International Financial Management is a well-known term in today’s world and it is also known as international finance. It means financial management in an international business environment. It is different because of the different currency of different countries, dissimilar political situations, imperfect markets, diversified opportunity sets.
International Financial Management came into being when the countries of the world started opening their doors for each other. This phenomenon is well known by the name of “liberalization”. Due to the open environment and freedom to conduct business in any corner of the world, entrepreneurs started looking for opportunities even outside their country boundaries. The spark of liberalization was further aired by swift progression in telecommunications and transportation technologies that too with increased accessibility and daily dropping prices. Apart from everything else, we cannot forget the contribution of financial innovations such as currency derivatives; cross-border stock listings, multi-currency bonds and international mutual funds.
The resultant of liberalization and technology advancement is today’s dynamic international business environment. Financial management for a domestic business and an international business is as dramatically different as the opportunities in the two. The meaning and objective of financial management do not change in international financial management but the dimensions and dynamics change drastically.
Difference between International and Domestic Financial Management:
Four major facets which differentiate international financial management from domestic financial management are an introduction of foreign currency, political risk and market imperfections and enhanced opportunity set.
Foreign Exchange: It’s an additional risk which a finance manager is required to cater to under an International Financial Management setting. Foreign exchange risk refers to the risk of fluctuating prices of currency which has the potential to convert a profitable deal into a loss making one.
Political Risks: Political risk may include any change in the economic environment of the country viz. Taxation Rules, Contract Act etc.

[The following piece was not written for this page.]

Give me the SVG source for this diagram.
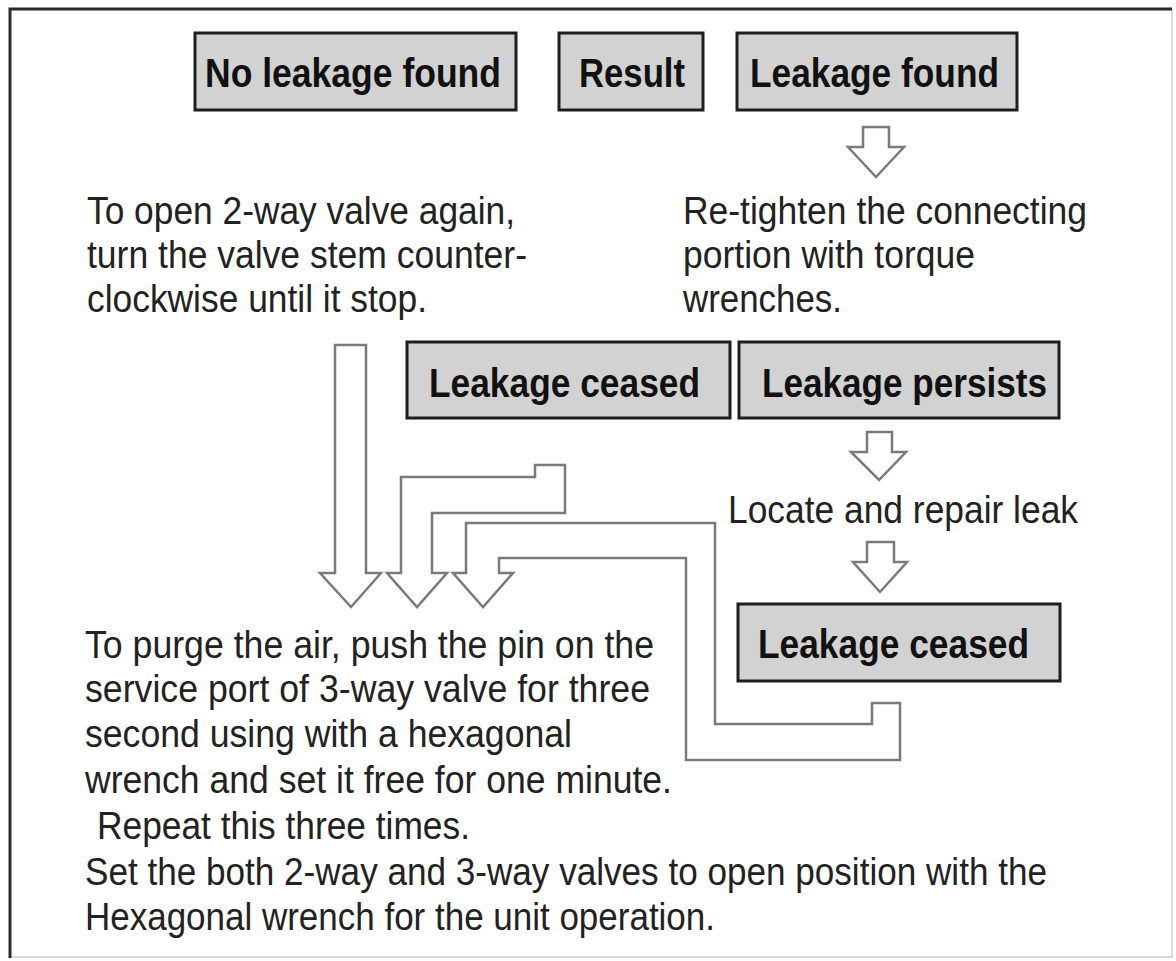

It is pertaining to the government of a country which can anytime change the rules of the game in an unexpected manner.
Enhanced Opportunity Set: By doing business in other than native countries, a business expands its chances of reaping fruits of different taste. Not only does it enhances the opportunity for the business but also diversifies the overall risk of a business.
Just like domestic financial management, the goal of International Finance is also to maximize the shareholder’s wealth. The goal is not only is limited to the ‘Shareholders’ but extends to all ‘Stakeholders’ viz. employees, suppliers, customers etc. No goal can be achieved without achieving welfare of shareholders. In other words, maximizing shareholder’s wealth would mean maximizing the price of the share. Here again comes a question, whether in which currency should the value of the share be maximized? This is an important decision to be taken by the management of the organization.
International Finance has become an important wing for all big MNCs. Without the expertise in International Financial Management, it can be difficult to sustain in the market because international financial markets have a totally different shape and analytics compared to the domestic financial markets. A sound management of international finances can help an organization achieve same efficiency and effectiveness in all markets.